Practical Application: Signal Processing
Combine interpolation with other NumPy operations for real-world signal processing:
# Simulate ADC sampling at irregular intervals due to jitter
true_time = np.linspace(0, 1, 1000)
true_signal = np.sin(2 * np.pi * 5 * true_time)
# Irregular sampling with timing jitter
sample_times = np.sort(np.random.uniform(0, 1, 100))
sampled_signal = np.interp(sample_times, true_time, true_signal)
# Reconstruct on regular grid
regular_time = np.linspace(0, 1, 500)
reconstructed = np.interp(regular_time, sample_times, sampled_signal)
# Calculate reconstruction error
true_at_regular = np.interp(regular_time, true_time, true_signal)
rmse = np.sqrt(np.mean((reconstructed - true_at_regular)**2))
print(f"Reconstruction RMSE: {rmse:.6f}")

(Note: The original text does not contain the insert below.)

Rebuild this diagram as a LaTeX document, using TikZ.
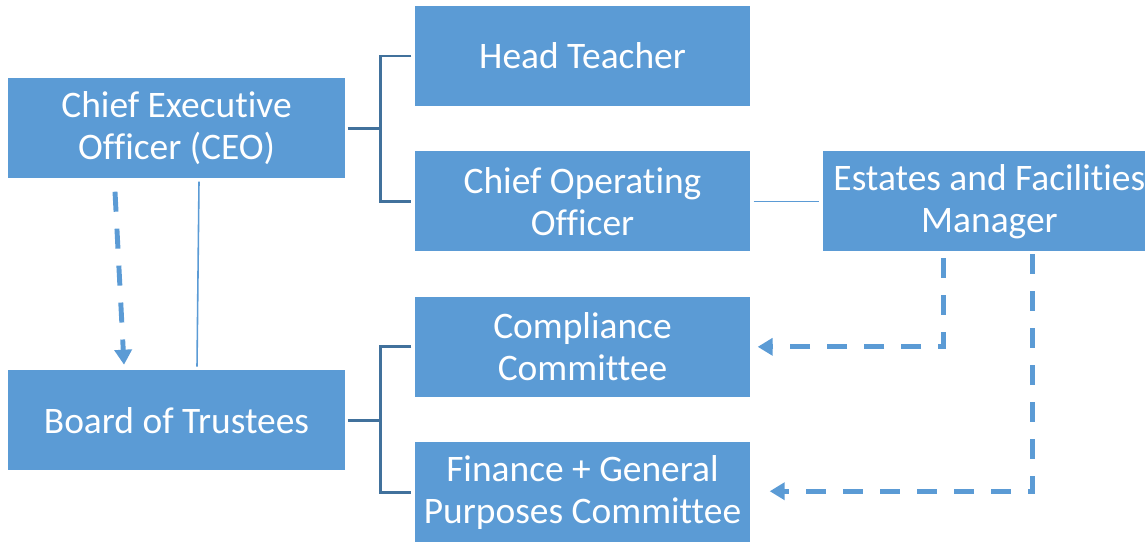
\documentclass[tikz,border=0pt]{standalone}
\usepackage{fontspec}
\setmainfont[RawFeature={-liga;-clig;-calt;-dlig}]{Carlito}
\usetikzlibrary{positioning,arrows.meta}
\definecolor{boxblu}{HTML}{5B9BD5}
\definecolor{lineablu}{HTML}{41719C}

\begin{document}
\begin{tikzpicture}[node distance={8.8mm}, thick,
    main/.style = {fill=boxblu, text=white, minimum width=6.7cm, minimum height=2cm, align=center, inner sep=0pt, font=\fontsize{21.3}{24}\selectfont},
    conn/.style = {lineablu, line width=1.7pt},
    sottile/.style = {boxblu, line width=0.9pt},
    tratt/.style = {boxblu, line width=2.8pt, dash pattern=on 0.4cm off 0.34cm, -{Triangle[length=0.3cm,width=0.34cm]}}]
    \useasboundingbox (0,0) rectangle (22.9,-10.96);
    % Disegna i nodi
    \node[main, minimum width=6.74cm] (ceo) at (3.53,-2.56) {Chief Executive\\Officer (CEO)};
    \node[main, minimum width=6.74cm] (board) [below=3.82cm of ceo] {Board of Trustees};
    \node[main] (head) at (11.65,-1.12) {Head Teacher};
    \node[main] (coo) [below=of head] {Chief Operating\\Officer};
    \node[main] (comp) [below=of coo] {Compliance\\Committee};
    \node[main] (fin) [below=of comp] {Finance + General\\Purposes Committee};
    \node[main, minimum width=6.64cm] (est) [right=1.44cm of coo] {Estates and Facilities\\Manager};

    % Disegna i collegamenti
    \draw[conn] ([xshift=0.04cm]ceo.east) -- ++(0.66,0) coordinate (j1);
    \draw[conn] ([xshift=-0.06cm]head.west) -| (j1) |- ([xshift=-0.06cm]coo.west);
    \draw[conn] ([xshift=0.04cm]board.east) -- ++(0.66,0) coordinate (j2);
    \draw[conn] ([xshift=-0.06cm]comp.west) -| (j2) |- ([xshift=-0.06cm]fin.west);
    \draw[sottile] ([xshift=0.06cm]coo.east) -- ([xshift=-0.08cm]est.west);
    \draw[sottile] ([xshift=0.45cm,yshift=-0.06cm]ceo.south) -- ([xshift=0.41cm,yshift=0.06cm]board.north);

    % Frecce tratteggiate
    \draw[tratt] ([xshift=-1.23cm,yshift=-0.26cm]ceo.south) -- ([xshift=-1.05cm,yshift=0.1cm]board.north);
    \draw[tratt] ([xshift=-0.92cm,yshift=-0.12cm]est.south) |- ([xshift=0.14cm]comp.east);
    \draw[tratt] ([xshift=0.86cm,yshift=-0.04cm]est.south) |- ([xshift=0.38cm,yshift=0.02cm]fin.east);
\end{tikzpicture}
\end{document}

Linear interpolation provides a fast, reliable method for estimating intermediate values in numerical datasets. While limited to one dimension and straight-line segments, its simplicity and performance make it the default choice for resampling, gap-filling, and scale mapping operations in data processing pipelines.